TASK DIRECTIONS:
Filter the entries and keep only the lines where the string "this" appears.

STORED DATA:
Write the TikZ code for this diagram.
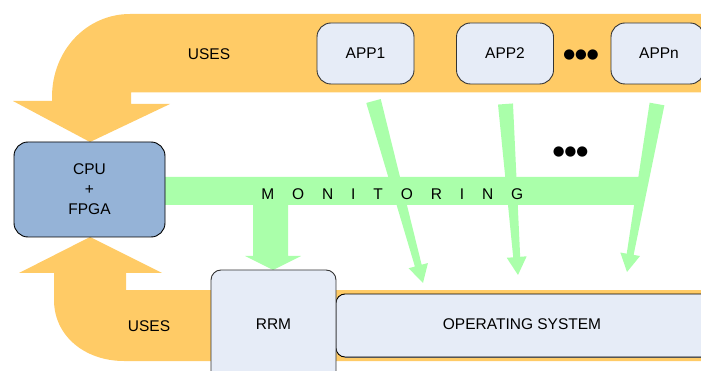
---
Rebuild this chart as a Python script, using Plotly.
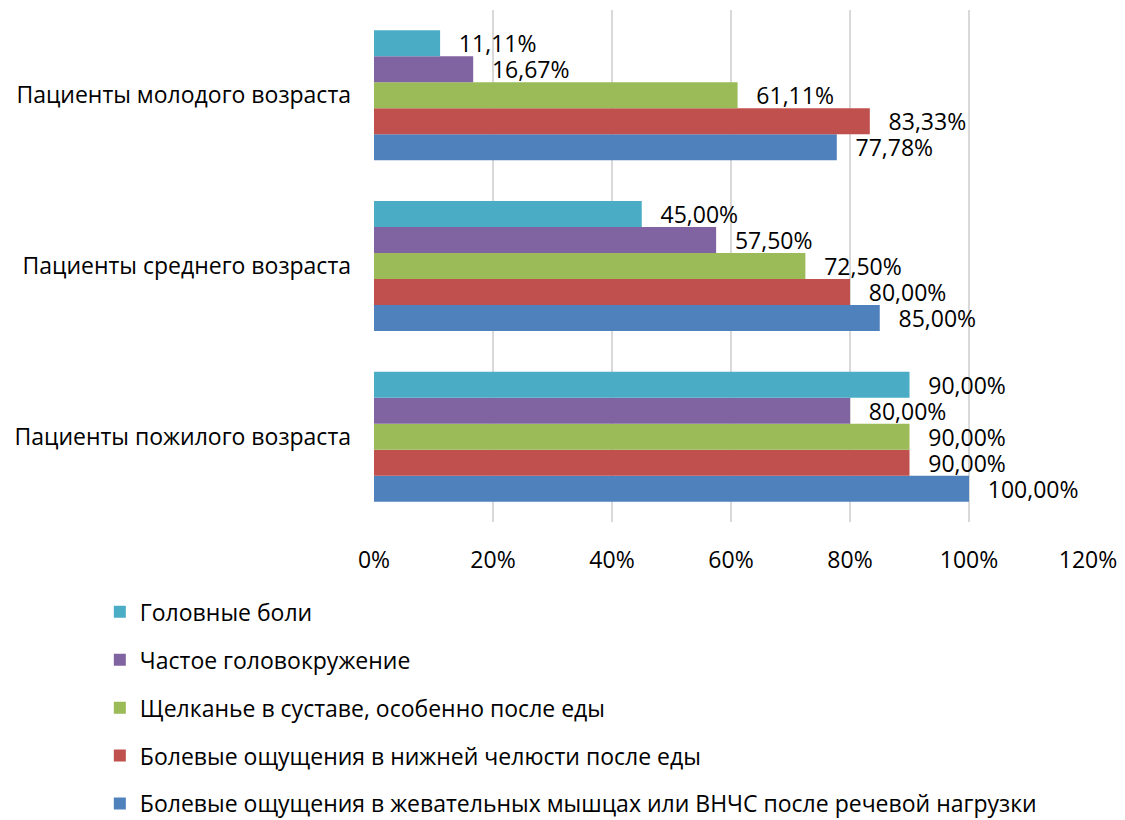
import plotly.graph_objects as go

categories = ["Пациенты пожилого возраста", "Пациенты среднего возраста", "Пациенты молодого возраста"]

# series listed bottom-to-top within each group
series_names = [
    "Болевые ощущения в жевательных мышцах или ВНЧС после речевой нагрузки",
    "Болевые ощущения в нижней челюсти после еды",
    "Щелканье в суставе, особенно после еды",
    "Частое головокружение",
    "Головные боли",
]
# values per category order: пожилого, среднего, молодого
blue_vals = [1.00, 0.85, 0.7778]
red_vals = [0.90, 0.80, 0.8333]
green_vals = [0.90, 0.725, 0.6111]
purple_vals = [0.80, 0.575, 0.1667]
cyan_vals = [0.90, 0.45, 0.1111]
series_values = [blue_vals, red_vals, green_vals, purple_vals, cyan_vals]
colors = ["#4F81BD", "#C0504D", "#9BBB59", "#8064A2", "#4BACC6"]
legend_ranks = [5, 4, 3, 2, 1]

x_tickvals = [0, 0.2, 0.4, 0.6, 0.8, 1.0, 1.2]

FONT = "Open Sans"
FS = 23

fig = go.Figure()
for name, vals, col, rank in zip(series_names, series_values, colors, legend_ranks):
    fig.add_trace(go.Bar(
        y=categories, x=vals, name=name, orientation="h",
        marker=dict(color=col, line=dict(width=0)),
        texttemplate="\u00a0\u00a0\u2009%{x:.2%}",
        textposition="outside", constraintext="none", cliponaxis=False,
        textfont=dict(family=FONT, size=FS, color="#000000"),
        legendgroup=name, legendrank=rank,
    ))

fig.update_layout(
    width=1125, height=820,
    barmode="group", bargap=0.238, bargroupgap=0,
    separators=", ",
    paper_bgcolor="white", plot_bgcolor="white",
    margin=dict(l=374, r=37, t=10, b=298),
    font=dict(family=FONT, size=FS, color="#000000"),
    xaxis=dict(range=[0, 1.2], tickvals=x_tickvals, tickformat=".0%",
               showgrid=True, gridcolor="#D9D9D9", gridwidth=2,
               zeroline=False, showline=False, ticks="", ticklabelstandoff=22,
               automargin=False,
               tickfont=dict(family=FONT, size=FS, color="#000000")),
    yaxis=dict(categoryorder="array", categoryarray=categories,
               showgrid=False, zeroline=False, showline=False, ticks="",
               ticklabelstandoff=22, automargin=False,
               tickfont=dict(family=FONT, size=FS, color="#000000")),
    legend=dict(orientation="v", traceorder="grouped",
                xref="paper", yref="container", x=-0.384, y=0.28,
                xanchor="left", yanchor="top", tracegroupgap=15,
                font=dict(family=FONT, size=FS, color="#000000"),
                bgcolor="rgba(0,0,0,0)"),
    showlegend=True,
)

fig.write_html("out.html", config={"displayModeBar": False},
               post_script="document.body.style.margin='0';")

RESULT:
Write the TikZ code for this diagram.
Rebuild this chart as a Python script, using Plotly.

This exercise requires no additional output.